Everything in the listing except the pictures should be written out exactly.

··· GIVEN INFORMATION ···

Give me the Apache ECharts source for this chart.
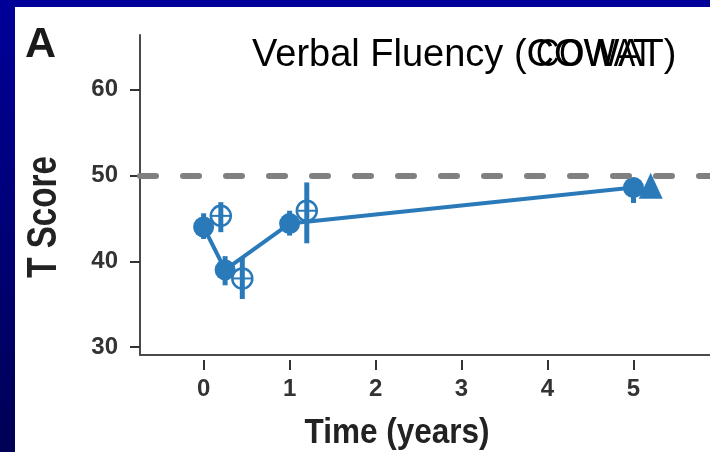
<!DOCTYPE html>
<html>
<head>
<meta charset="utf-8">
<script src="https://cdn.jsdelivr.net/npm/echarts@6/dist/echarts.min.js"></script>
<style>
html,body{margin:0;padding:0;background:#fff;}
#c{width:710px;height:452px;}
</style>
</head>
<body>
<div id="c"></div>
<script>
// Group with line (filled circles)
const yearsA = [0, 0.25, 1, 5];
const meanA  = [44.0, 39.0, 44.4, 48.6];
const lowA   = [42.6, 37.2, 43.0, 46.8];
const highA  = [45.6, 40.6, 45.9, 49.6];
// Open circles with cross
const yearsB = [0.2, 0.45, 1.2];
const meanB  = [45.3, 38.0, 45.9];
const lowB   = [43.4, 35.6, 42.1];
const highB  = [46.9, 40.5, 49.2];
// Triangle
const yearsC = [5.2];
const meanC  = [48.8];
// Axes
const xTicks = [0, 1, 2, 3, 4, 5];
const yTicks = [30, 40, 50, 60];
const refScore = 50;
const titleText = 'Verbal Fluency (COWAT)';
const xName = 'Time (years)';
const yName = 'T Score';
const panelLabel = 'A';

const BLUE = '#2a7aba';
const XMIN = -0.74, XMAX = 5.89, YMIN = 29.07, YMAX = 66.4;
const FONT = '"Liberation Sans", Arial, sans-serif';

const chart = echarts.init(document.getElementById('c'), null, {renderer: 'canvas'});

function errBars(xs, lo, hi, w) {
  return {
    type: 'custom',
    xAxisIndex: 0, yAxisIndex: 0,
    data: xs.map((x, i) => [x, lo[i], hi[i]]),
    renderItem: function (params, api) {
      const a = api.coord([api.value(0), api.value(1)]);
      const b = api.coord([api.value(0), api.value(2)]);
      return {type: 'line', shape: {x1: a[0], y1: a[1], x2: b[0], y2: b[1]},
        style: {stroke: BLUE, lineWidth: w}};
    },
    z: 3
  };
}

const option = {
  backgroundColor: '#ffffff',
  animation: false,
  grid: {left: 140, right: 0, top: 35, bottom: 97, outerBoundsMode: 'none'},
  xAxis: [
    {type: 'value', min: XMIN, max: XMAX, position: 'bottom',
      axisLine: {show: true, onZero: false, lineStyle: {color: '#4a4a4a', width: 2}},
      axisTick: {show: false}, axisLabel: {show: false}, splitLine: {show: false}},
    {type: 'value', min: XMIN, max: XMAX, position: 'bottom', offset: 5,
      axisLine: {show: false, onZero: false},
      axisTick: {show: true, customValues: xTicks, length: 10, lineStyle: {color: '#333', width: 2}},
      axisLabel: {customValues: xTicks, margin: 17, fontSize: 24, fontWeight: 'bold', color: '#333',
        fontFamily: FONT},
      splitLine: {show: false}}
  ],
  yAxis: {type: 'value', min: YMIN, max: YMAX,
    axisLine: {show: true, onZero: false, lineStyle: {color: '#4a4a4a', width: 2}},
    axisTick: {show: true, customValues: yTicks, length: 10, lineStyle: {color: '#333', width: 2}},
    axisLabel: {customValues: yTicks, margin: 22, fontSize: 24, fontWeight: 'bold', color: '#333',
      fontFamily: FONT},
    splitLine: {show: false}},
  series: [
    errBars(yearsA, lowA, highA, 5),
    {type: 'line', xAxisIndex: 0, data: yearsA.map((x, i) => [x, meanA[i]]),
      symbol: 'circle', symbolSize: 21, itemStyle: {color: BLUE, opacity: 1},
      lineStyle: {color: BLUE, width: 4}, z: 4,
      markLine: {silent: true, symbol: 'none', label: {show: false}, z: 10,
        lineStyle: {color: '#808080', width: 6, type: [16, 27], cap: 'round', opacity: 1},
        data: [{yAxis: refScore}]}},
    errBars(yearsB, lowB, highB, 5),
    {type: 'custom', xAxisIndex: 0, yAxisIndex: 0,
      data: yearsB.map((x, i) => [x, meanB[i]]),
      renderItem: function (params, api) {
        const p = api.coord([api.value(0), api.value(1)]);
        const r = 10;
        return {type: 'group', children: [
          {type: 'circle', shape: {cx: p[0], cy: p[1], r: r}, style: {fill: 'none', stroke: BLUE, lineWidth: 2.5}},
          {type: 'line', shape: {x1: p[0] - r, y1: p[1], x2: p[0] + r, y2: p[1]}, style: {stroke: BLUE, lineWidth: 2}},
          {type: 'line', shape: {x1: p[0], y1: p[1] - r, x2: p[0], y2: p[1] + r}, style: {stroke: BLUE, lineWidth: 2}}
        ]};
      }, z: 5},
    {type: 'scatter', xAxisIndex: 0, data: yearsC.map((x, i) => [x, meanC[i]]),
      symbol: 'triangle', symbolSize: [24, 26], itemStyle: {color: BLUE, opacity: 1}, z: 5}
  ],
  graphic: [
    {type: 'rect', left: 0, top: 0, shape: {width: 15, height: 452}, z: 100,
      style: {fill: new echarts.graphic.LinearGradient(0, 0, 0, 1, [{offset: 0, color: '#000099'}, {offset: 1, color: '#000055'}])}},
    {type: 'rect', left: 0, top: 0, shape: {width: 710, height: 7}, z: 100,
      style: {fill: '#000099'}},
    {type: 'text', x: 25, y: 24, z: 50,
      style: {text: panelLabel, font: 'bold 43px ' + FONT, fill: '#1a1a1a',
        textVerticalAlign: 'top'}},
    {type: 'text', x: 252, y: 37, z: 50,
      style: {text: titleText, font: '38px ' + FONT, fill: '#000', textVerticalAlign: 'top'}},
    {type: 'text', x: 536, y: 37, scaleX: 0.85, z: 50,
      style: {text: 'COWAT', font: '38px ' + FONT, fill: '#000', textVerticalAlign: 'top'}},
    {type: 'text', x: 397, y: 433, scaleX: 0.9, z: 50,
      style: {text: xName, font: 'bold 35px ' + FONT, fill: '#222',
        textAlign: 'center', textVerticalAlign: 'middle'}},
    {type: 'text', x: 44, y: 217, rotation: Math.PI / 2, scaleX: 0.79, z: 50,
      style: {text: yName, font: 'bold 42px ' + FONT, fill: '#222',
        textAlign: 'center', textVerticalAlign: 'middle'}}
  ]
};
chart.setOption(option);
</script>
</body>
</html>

···

= IN RESPONSE =
Give me the Apache ECharts source for this chart.
<!DOCTYPE html>
<html>
<head>
<meta charset="utf-8">
<script src="https://cdn.jsdelivr.net/npm/echarts@6/dist/echarts.min.js"></script>
<style>
html,body{margin:0;padding:0;background:#fff;}
#c{width:710px;height:452px;}
</style>
</head>
<body>
<div id="c"></div>
<script>
// Group with line (filled circles)
const yearsA = [0, 0.25, 1, 5];
const meanA  = [44.0, 39.0, 44.4, 48.6];
const lowA   = [42.6, 37.2, 43.0, 46.8];
const highA  = [45.6, 40.6, 45.9, 49.6];
// Open circles with cross
const yearsB = [0.2, 0.45, 1.2];
const meanB  = [45.3, 38.0, 45.9];
const lowB   = [43.4, 35.6, 42.1];
const highB  = [46.9, 40.5, 49.2];
// Triangle
const yearsC = [5.2];
const meanC  = [48.8];
// Axes
const xTicks = [0, 1, 2, 3, 4, 5];
const yTicks = [30, 40, 50, 60];
const refScore = 50;
const titleText = 'Verbal Fluency (COWAT)';
const xName = 'Time (years)';
const yName = 'T Score';
const panelLabel = 'A';

const BLUE = '#2a7aba';
const XMIN = -0.74, XMAX = 5.89, YMIN = 29.07, YMAX = 66.4;
const FONT = '"Liberation Sans", Arial, sans-serif';

const chart = echarts.init(document.getElementById('c'), null, {renderer: 'canvas'});

function errBars(xs, lo, hi, w) {
  return {
    type: 'custom',
    xAxisIndex: 0, yAxisIndex: 0,
    data: xs.map((x, i) => [x, lo[i], hi[i]]),
    renderItem: function (params, api) {
      const a = api.coord([api.value(0), api.value(1)]);
      const b = api.coord([api.value(0), api.value(2)]);
      return {type: 'line', shape: {x1: a[0], y1: a[1], x2: b[0], y2: b[1]},
        style: {stroke: BLUE, lineWidth: w}};
    },
    z: 3
  };
}

const option = {
  backgroundColor: '#ffffff',
  animation: false,
  grid: {left: 140, right: 0, top: 35, bottom: 97, outerBoundsMode: 'none'},
  xAxis: [
    {type: 'value', min: XMIN, max: XMAX, position: 'bottom',
      axisLine: {show: true, onZero: false, lineStyle: {color: '#4a4a4a', width: 2}},
      axisTick: {show: false}, axisLabel: {show: false}, splitLine: {show: false}},
    {type: 'value', min: XMIN, max: XMAX, position: 'bottom', offset: 5,
      axisLine: {show: false, onZero: false},
      axisTick: {show: true, customValues: xTicks, length: 10, lineStyle: {color: '#333', width: 2}},
      axisLabel: {customValues: xTicks, margin: 17, fontSize: 24, fontWeight: 'bold', color: '#333',
        fontFamily: FONT},
      splitLine: {show: false}}
  ],
  yAxis: {type: 'value', min: YMIN, max: YMAX,
    axisLine: {show: true, onZero: false, lineStyle: {color: '#4a4a4a', width: 2}},
    axisTick: {show: true, customValues: yTicks, length: 10, lineStyle: {color: '#333', width: 2}},
    axisLabel: {customValues: yTicks, margin: 22, fontSize: 24, fontWeight: 'bold', color: '#333',
      fontFamily: FONT},
    splitLine: {show: false}},
  series: [
    errBars(yearsA, lowA, highA, 5),
    {type: 'line', xAxisIndex: 0, data: yearsA.map((x, i) => [x, meanA[i]]),
      symbol: 'circle', symbolSize: 21, itemStyle: {color: BLUE, opacity: 1},
      lineStyle: {color: BLUE, width: 4}, z: 4,
      markLine: {silent: true, symbol: 'none', label: {show: false}, z: 10,
        lineStyle: {color: '#808080', width: 6, type: [16, 27], cap: 'round', opacity: 1},
        data: [{yAxis: refScore}]}},
    errBars(yearsB, lowB, highB, 5),
    {type: 'custom', xAxisIndex: 0, yAxisIndex: 0,
      data: yearsB.map((x, i) => [x, meanB[i]]),
      renderItem: function (params, api) {
        const p = api.coord([api.value(0), api.value(1)]);
        const r = 10;
        return {type: 'group', children: [
          {type: 'circle', shape: {cx: p[0], cy: p[1], r: r}, style: {fill: 'none', stroke: BLUE, lineWidth: 2.5}},
          {type: 'line', shape: {x1: p[0] - r, y1: p[1], x2: p[0] + r, y2: p[1]}, style: {stroke: BLUE, lineWidth: 2}},
          {type: 'line', shape: {x1: p[0], y1: p[1] - r, x2: p[0], y2: p[1] + r}, style: {stroke: BLUE, lineWidth: 2}}
        ]};
      }, z: 5},
    {type: 'scatter', xAxisIndex: 0, data: yearsC.map((x, i) => [x, meanC[i]]),
      symbol: 'triangle', symbolSize: [24, 26], itemStyle: {color: BLUE, opacity: 1}, z: 5}
  ],
  graphic: [
    {type: 'rect', left: 0, top: 0, shape: {width: 15, height: 452}, z: 100,
      style: {fill: new echarts.graphic.LinearGradient(0, 0, 0, 1, [{offset: 0, color: '#000099'}, {offset: 1, color: '#000055'}])}},
    {type: 'rect', left: 0, top: 0, shape: {width: 710, height: 7}, z: 100,
      style: {fill: '#000099'}},
    {type: 'text', x: 25, y: 24, z: 50,
      style: {text: panelLabel, font: 'bold 43px ' + FONT, fill: '#1a1a1a',
        textVerticalAlign: 'top'}},
    {type: 'text', x: 252, y: 37, z: 50,
      style: {text: titleText, font: '38px ' + FONT, fill: '#000', textVerticalAlign: 'top'}},
    {type: 'text', x: 536, y: 37, scaleX: 0.85, z: 50,
      style: {text: 'COWAT', font: '38px ' + FONT, fill: '#000', textVerticalAlign: 'top'}},
    {type: 'text', x: 397, y: 433, scaleX: 0.9, z: 50,
      style: {text: xName, font: 'bold 35px ' + FONT, fill: '#222',
        textAlign: 'center', textVerticalAlign: 'middle'}},
    {type: 'text', x: 44, y: 217, rotation: Math.PI / 2, scaleX: 0.79, z: 50,
      style: {text: yName, font: 'bold 42px ' + FONT, fill: '#222',
        textAlign: 'center', textVerticalAlign: 'middle'}}
  ]
};
chart.setOption(option);
</script>
</body>
</html>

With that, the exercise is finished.